Mario Strikers Charged offers two main flavors of play, single player and multiplayer. Single player modes are somewhat standard. You can choose from versus mode (against the computer AI), a challenge mode where you are presented with a series of different scenarios (e.g. maintaining a shutout) and a "road to the striker cup" mode where you take your team and compete for a slew of different championship cups in round robin tournaments leading up to the coveted Striker Cup. During my time against the computer AI, I found that the skill levels and challenges that the opposing teams presented were somewhat of a hit and miss affair. There were times that they presented no challenge what so ever but then the next game they were quite difficult. Now I do not mind a challenge now and then, but for a game to go from one extreme to another was quite frustrating as there was no general build up to the harder matches. It was like they would just appear now and then while other times the match was almost too easy. Funny thing is that this was on the default setting too. Cranking up the AI setting really made for some frustrating matches as the rubber band AI seemed to be in full swing too many times. However that being said, you can eventually make your way through the scenario and cup modes, but just be prepared for a "want to throw the controller" feeling more often then not.

The multiplayer aspect of Mario Strikers Charged is really where the this game shines. Up to four players can play on one console and for the first time in the series the game takes the multiplayer madness online. Four players can play online at once too, but the maximum per console online is two people. For those matches where you wish to play any friends, you will already have to have their game-specific friend code, however you can also play some random opponents in ranked matches as well. My online experience was quite limited as I had the game about five days before release, so the online opponents were far and few between. That being said, I had some pretty good games online with little to no lag. My wish is that there was some way to really communicate with the other person I was playing with. It should be interesting to see how Nintendo addresses this concern as they did take steps to address such with the DS in the past.

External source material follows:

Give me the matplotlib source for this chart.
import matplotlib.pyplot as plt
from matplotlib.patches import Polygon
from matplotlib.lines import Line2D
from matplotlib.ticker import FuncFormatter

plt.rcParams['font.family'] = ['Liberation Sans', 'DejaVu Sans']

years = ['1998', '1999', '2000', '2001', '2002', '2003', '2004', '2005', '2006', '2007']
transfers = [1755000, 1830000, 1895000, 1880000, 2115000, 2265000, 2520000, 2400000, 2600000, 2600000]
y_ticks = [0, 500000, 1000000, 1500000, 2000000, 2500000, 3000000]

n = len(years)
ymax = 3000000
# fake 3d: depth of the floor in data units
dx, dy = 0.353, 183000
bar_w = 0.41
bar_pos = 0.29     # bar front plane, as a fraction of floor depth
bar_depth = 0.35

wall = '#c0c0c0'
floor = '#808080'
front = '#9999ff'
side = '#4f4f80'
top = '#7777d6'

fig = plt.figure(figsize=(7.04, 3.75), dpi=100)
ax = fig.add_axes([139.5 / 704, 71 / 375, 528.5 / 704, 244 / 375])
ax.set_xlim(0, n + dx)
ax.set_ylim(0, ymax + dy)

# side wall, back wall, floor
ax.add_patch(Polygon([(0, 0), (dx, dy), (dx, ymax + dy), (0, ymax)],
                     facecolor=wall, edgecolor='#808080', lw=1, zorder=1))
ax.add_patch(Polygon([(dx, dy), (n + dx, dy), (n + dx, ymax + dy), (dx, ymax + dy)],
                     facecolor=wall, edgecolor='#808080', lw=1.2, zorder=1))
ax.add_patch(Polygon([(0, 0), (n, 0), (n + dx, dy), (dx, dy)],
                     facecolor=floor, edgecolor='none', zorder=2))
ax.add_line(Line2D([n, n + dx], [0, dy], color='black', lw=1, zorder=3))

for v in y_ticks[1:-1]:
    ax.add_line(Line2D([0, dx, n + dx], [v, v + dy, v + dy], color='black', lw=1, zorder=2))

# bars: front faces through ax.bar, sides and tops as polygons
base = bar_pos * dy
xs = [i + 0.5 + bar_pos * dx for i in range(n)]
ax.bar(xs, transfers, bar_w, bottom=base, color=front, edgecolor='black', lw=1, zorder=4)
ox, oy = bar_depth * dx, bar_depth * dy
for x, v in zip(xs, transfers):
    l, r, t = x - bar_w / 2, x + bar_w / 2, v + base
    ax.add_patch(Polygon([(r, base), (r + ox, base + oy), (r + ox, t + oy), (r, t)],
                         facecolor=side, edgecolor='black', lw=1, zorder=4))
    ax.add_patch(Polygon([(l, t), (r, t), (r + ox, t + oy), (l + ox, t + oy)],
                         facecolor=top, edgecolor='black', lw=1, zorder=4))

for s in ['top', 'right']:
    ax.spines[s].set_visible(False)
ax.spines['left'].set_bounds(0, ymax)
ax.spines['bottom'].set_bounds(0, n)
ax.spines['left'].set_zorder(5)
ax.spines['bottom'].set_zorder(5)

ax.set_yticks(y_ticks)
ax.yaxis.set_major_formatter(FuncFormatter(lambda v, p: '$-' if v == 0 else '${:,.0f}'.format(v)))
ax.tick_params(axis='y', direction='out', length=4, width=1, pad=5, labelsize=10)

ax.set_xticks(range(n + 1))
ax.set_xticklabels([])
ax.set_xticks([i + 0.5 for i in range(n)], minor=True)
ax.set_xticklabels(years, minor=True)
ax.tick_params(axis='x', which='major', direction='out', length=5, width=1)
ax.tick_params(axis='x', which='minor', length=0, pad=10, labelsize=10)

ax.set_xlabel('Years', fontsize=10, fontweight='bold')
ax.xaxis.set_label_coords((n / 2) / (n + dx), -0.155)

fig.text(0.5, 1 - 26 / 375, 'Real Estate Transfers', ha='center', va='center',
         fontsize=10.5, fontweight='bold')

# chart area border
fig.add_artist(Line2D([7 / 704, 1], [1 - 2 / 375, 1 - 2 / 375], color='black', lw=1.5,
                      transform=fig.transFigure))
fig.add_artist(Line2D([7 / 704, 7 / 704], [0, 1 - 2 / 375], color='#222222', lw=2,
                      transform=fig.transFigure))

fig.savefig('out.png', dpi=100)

Now, as mentioned in the first paragraph of this section of the review, I used the word mayhem when explaining this game. Well what I mean with that was that the on-screen action can get quite busy in modes of play, be it single player or multiplayer. At times I did find that there was so much going on during play that I was somewhat lost and I could not really get my bearings on what I was doing. For example, while playing any one of the many matches, there were both teams on the field, green shells bouncing about and a chain chomp making his way about the field. Add to the mix some megastrike shots and electric bolts and you have one busy screen. It was scenarios like this that made me realize how much mayhem could really fill the screen. With this in mind, make sure to know that you will have to pay attention to the on-screen action quite closely. The mayhem that takes place in Mario Strikers Charged is not a particularly bad thing, it is just that it can get so crazy and you should be prepared for the on-screen madness that this game produces.